Comme l'a dit mon préopinant, la question du deuxième pilier est effectivement une revendication qui a très souvent été discutée dans le cadre des milieux culturels. La loi sur la culture, qui vient d'être déposée, en parle aussi. C'est la raison pour laquelle le groupe des Verts réservera évidemment un bon accueil à cette motion, si possible pour la renvoyer directement au Conseil d'Etat, sinon à la commission de l'enseignement, de l'éducation, de la culture et du sport. En tout cas, nous soutenons fortement son invite. Je vous remercie.
M. Pascal Spuhler (MCG). Effectivement - vous transmettrez, Monsieur le président - les propos de M. Florey de tout à l'heure étaient un peu choquants. Les intermittents du spectacle, en Suisse et à Genève en particulier, ce ne sont pas des stars hollywoodiennes; ils ne sont pas payés des millions. On sait bien à quel point c'est difficile pour les gens qui exercent cette profession, qu'il s'agisse d'artistes du théâtre, de l'opéra, du chant, de la danse, etc. Nous parlons bien de gens qui essaient de se battre jour après jour pour avoir des mandats et obtenir des cachets - pour cachetonner, comme on dit dans le métier - ce qui n'est pas évident.
Par conséquent, il est important que la commission sociale se penche sur ce problème. Il est essentiel de pouvoir considérer la retraite de ces gens qui travaillent. Il ne faut pas croire qu'ils ne travaillent pas ! Mais les cachets ne sont pas faciles à obtenir; beaucoup d'artistes essaient de s'exporter à l'étranger, sachant qu'ils y gagneront davantage. Ce n'est cependant pas évident pour tout le monde. Je ne peux dès lors que vous recommander de renvoyer ce projet de motion en commission.
Le président. Merci, Monsieur le député. La parole est à M. Manuel Tornare. Il vous reste deux minutes trente-cinq de bonheur.
M. Manuel Tornare (S). Merci, Monsieur le président. Une personnalité politique que nous avons oubliée à Genève - je ne dirai pas laquelle par charité chrétienne ! - disait il y a trente ans que les artistes doivent être pauvres pour être de bons créateurs ! Cette phrase ridicule, nous l'avons heureusement oubliée. Je crois que l'on pourrait aussi se dire que les politiciens devraient être plus pauvres pour être meilleurs. A mon avis, ce sont des questions hors sujet et idiotes.

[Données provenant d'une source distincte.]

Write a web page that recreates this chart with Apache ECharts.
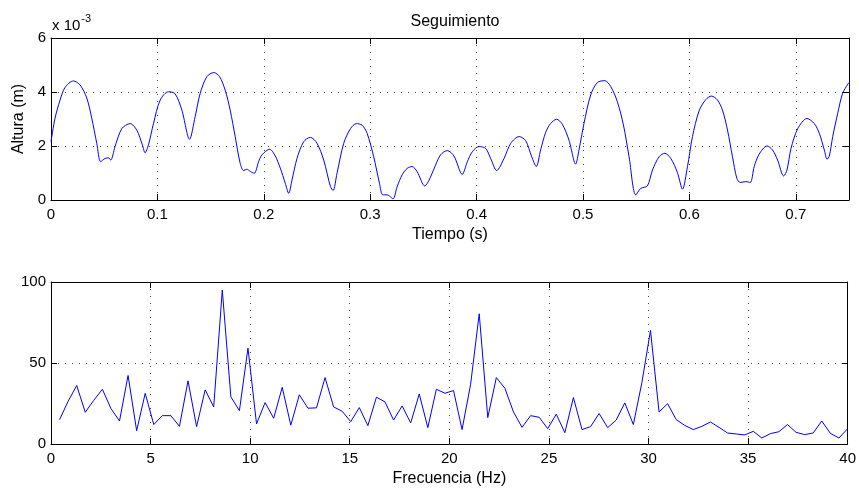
<!DOCTYPE html>
<html>
<head>
<meta charset="utf-8">
<script src="https://cdn.jsdelivr.net/npm/echarts@6/dist/echarts.min.js"></script>
<style>
html,body{margin:0;padding:0;background:#fff;}
#chart{width:859px;height:488px;}
</style>
</head>
<body>
<div id="chart"></div>
<script>
// ---- Top subplot: tracking (altura in units of 1e-3 m) ----
var timeS = [0.0000,0.0038,0.0085,0.0132,0.0210,0.0273,0.0336,0.0383,0.0430,0.0467,0.0508,0.0540,0.0561,0.0602,0.0665,0.0743,0.0806,0.0859,0.0884,0.0916,0.0963,0.1026,0.1104,0.1167,0.1230,0.1302,0.1355,0.1402,0.1465,0.1530,0.1584,0.1637,0.1684,0.1731,0.1778,0.1810,0.1841,0.1872,0.1910,0.1951,0.1982,0.2055,0.2108,0.2155,0.2202,0.2234,0.2265,0.2312,0.2375,0.2438,0.2500,0.2563,0.2626,0.2651,0.2688,0.2751,0.2814,0.2870,0.2924,0.2971,0.3033,0.3087,0.3118,0.3159,0.3190,0.3215,0.3253,0.3300,0.3347,0.3394,0.3441,0.3513,0.3551,0.3598,0.3661,0.3724,0.3787,0.3865,0.3913,0.3960,0.4022,0.4085,0.4132,0.4189,0.4258,0.4321,0.4400,0.4461,0.4518,0.4561,0.4602,0.4649,0.4695,0.4752,0.4805,0.4868,0.4931,0.4962,0.5009,0.5072,0.5135,0.5205,0.5261,0.5323,0.5380,0.5433,0.5496,0.5543,0.5605,0.5653,0.5715,0.5769,0.5825,0.5888,0.5935,0.5982,0.6029,0.6091,0.6154,0.6207,0.6264,0.6311,0.6358,0.6405,0.6446,0.6478,0.6531,0.6572,0.6609,0.6656,0.6729,0.6782,0.6829,0.6886,0.6917,0.6955,0.7018,0.7105,0.7174,0.7221,0.7268,0.7294,0.7315,0.7347,0.7394,0.7440,0.7500];
var altura = [2.16,3.03,3.70,4.17,4.41,4.26,3.78,3.03,2.10,1.42,1.54,1.56,1.48,1.98,2.64,2.83,2.59,2.04,1.75,2.04,2.83,3.70,4.01,3.93,3.33,2.25,3.09,3.95,4.57,4.72,4.57,4.07,3.33,2.35,1.36,1.09,1.14,1.06,0.99,1.42,1.67,1.88,1.63,1.18,0.62,0.25,0.74,1.54,2.16,2.32,2.10,1.48,0.50,0.35,0.99,2.10,2.64,2.83,2.77,2.47,1.60,0.62,0.19,0.19,0.12,0.04,0.49,0.93,1.17,1.24,1.05,0.52,0.72,1.14,1.67,1.83,1.63,0.95,1.42,1.79,1.98,1.91,1.54,1.09,1.54,2.10,2.35,2.20,1.60,1.24,1.86,2.50,2.83,2.99,2.81,2.22,1.33,1.85,2.83,3.89,4.35,4.42,4.20,3.64,2.78,1.60,0.19,0.43,0.52,1.11,1.60,1.73,1.54,1.01,0.40,1.24,2.35,3.30,3.72,3.85,3.70,3.33,2.59,1.60,0.80,0.65,0.68,0.65,1.24,1.70,2.00,1.85,1.48,0.89,1.11,1.91,2.64,3.02,2.83,2.47,1.85,1.51,1.63,2.35,3.21,3.95,4.35];

// ---- Bottom subplot: spectrum ----
var freqHz = [0.43,0.86,1.29,1.72,2.15,2.58,3.01,3.44,3.87,4.30,4.73,5.16,5.59,6.02,6.45,6.88,7.31,7.74,8.17,8.60,9.03,9.46,9.89,10.32,10.75,11.18,11.61,12.04,12.47,12.90,13.33,13.76,14.19,14.62,15.05,15.48,15.91,16.34,16.77,17.20,17.63,18.06,18.49,18.92,19.35,19.78,20.21,20.64,21.07,21.50,21.93,22.36,22.79,23.22,23.65,24.08,24.51,24.94,25.37,25.80,26.23,26.66,27.09,27.52,27.95,28.38,28.81,29.24,29.67,30.10,30.53,30.96,31.39,31.82,32.25,32.68,33.11,33.54,33.97,34.40,34.83,35.26,35.69,36.12,36.55,36.98,37.41,37.84,38.27,38.70,39.13,39.56,39.99];
var amplitud = [15.0,26.4,36.1,19.6,27.0,33.8,21.9,14.2,42.3,8.2,31.3,12.0,17.5,17.5,10.9,39.0,10.7,33.4,22.9,95.0,29.1,20.6,59.2,12.4,25.6,15.9,35.0,11.6,30.4,22.1,22.3,41.0,22.9,20.2,13.8,22.5,11.3,28.9,26.0,14.8,23.5,13.0,30.9,10.1,33.8,31.3,33.0,8.9,36.9,80.4,16.3,41.0,34.4,19.8,10.3,17.5,16.5,9.5,18.4,7.0,28.7,8.9,10.7,18.8,10.1,14.8,25.4,12.0,38.0,70.1,19.8,24.9,15.1,11.5,8.9,10.9,13.6,10.3,6.8,6.2,5.6,7.8,3.7,6.4,7.6,12.0,7.2,5.8,6.8,14.2,6.6,3.7,9.3];

var titleText = 'Seguimiento';
var xName1 = 'Tiempo (s)';
var yName1 = 'Altura (m)';
var xName2 = 'Frecuencia (Hz)';

var FONT = '"Liberation Sans", Arial, Helvetica, sans-serif';
var gridDots = {show:true, lineStyle:{color:'#444', width:1, type:[1,6]}};
var lineBlack = {show:true, onZero:false, lineStyle:{color:'#000', width:1}};
var tickIn = {show:true, inside:true, length:6, lineStyle:{color:'#000', width:1}};
var lbl = {color:'#000', fontSize:15, fontFamily:FONT};

function pairs(xs, ys){ return xs.map(function(x,i){ return [x, ys[i]]; }); }

function mainX(g, min, max, iv, name, showMax){
  return {type:'value', gridIndex:g, min:min, max:max, interval:iv, position:'bottom',
    axisLine:lineBlack, axisTick:tickIn, splitLine:gridDots,
    axisLabel:Object.assign({margin:7, showMaxLabel:showMax, showMinLabel:true}, lbl),
    name:name, nameLocation:'middle', nameGap:27,
    nameTextStyle:{color:'#000', fontSize:16, fontFamily:FONT}};
}
function boxX(g, min, max, iv){
  return {type:'value', gridIndex:g, min:min, max:max, interval:iv, position:'top',
    axisLine:lineBlack, axisTick:tickIn, splitLine:{show:false}, axisLabel:{show:false}};
}
function mainY(g, min, max, iv, name){
  return {type:'value', gridIndex:g, min:min, max:max, interval:iv, position:'left',
    axisLine:lineBlack, axisTick:tickIn, splitLine:gridDots,
    axisLabel:Object.assign({margin:5}, lbl),
    name:name, nameLocation:'middle', nameGap:22,
    nameTextStyle:{color:'#000', fontSize:16, fontFamily:FONT}};
}
function boxY(g, min, max, iv){
  return {type:'value', gridIndex:g, min:min, max:max, interval:iv, position:'right',
    axisLine:lineBlack, axisTick:tickIn, splitLine:{show:false}, axisLabel:{show:false}};
}

var chart = echarts.init(document.getElementById('chart'), null, {renderer:'canvas'});
chart.setOption({
  backgroundColor:'#fff',
  animation:false,
  title:{text:titleText, left:450, top:9, textAlign:'center',
    textStyle:{color:'#000', fontSize:16, fontWeight:'normal', fontFamily:FONT}},
  graphic:[{type:'text', left:52, top:13,
    style:{text:'{a|x 10}{b|-3}', fill:'#000',
      rich:{a:{fontSize:15, fontFamily:FONT, fill:'#000', verticalAlign:'bottom', lineHeight:20},
            b:{fontSize:11, fontFamily:FONT, fill:'#000', verticalAlign:'top', lineHeight:20, padding:[0,0,0,1]}}}}],
  grid:[
    {left:51, top:38, width:798, height:162},
    {left:51, top:282, width:798, height:162}
  ],
  xAxis:[
    mainX(0, 0, 0.75, 0.1, xName1, false),
    boxX(0, 0, 0.75, 0.1),
    mainX(1, 0, 40, 5, xName2, true),
    boxX(1, 0, 40, 5)
  ],
  yAxis:[
    mainY(0, 0, 6, 2, yName1),
    boxY(0, 0, 6, 2),
    mainY(1, 0, 100, 50, ''),
    boxY(1, 0, 100, 50)
  ],
  series:[
    {type:'line', xAxisIndex:0, yAxisIndex:0, data:pairs(timeS, altura), showSymbol:false,
     lineStyle:{color:'#0000ff', width:1}, smooth:0.3, silent:true},
    {type:'line', xAxisIndex:2, yAxisIndex:2, data:pairs(freqHz, amplitud), showSymbol:false,
     lineStyle:{color:'#0000ff', width:1}, smooth:false, silent:true}
  ]
});
</script>
</body>
</html>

Cela dit, il y a encore une nouvelle donne qui est arrivée dans le débat politique lié à cette problématique depuis trente ans, c'est internet. (Brouhaha. Le président agite la cloche.) Il est vrai que non seulement à Hollywood, mais aussi chez nous, les droits d'auteur sont le plus souvent absents de la fiche de paie des créateurs, avec tous les problèmes que cela peut engendrer. Il s'agit donc aussi d'un fait supplémentaire qui malheureusement pénalise les intermittents du spectacle.
Le président. Merci, Monsieur le député. Je vais soumettre au vote le renvoi de cette motion à la commission de l'enseignement, de l'éducation, de la culture et du sport.
Mis aux voix, le renvoi de la proposition de motion 2013 à la commission de l'enseignement, de l'éducation, de la culture et du sport est adopté par 71 oui et 1 abstention.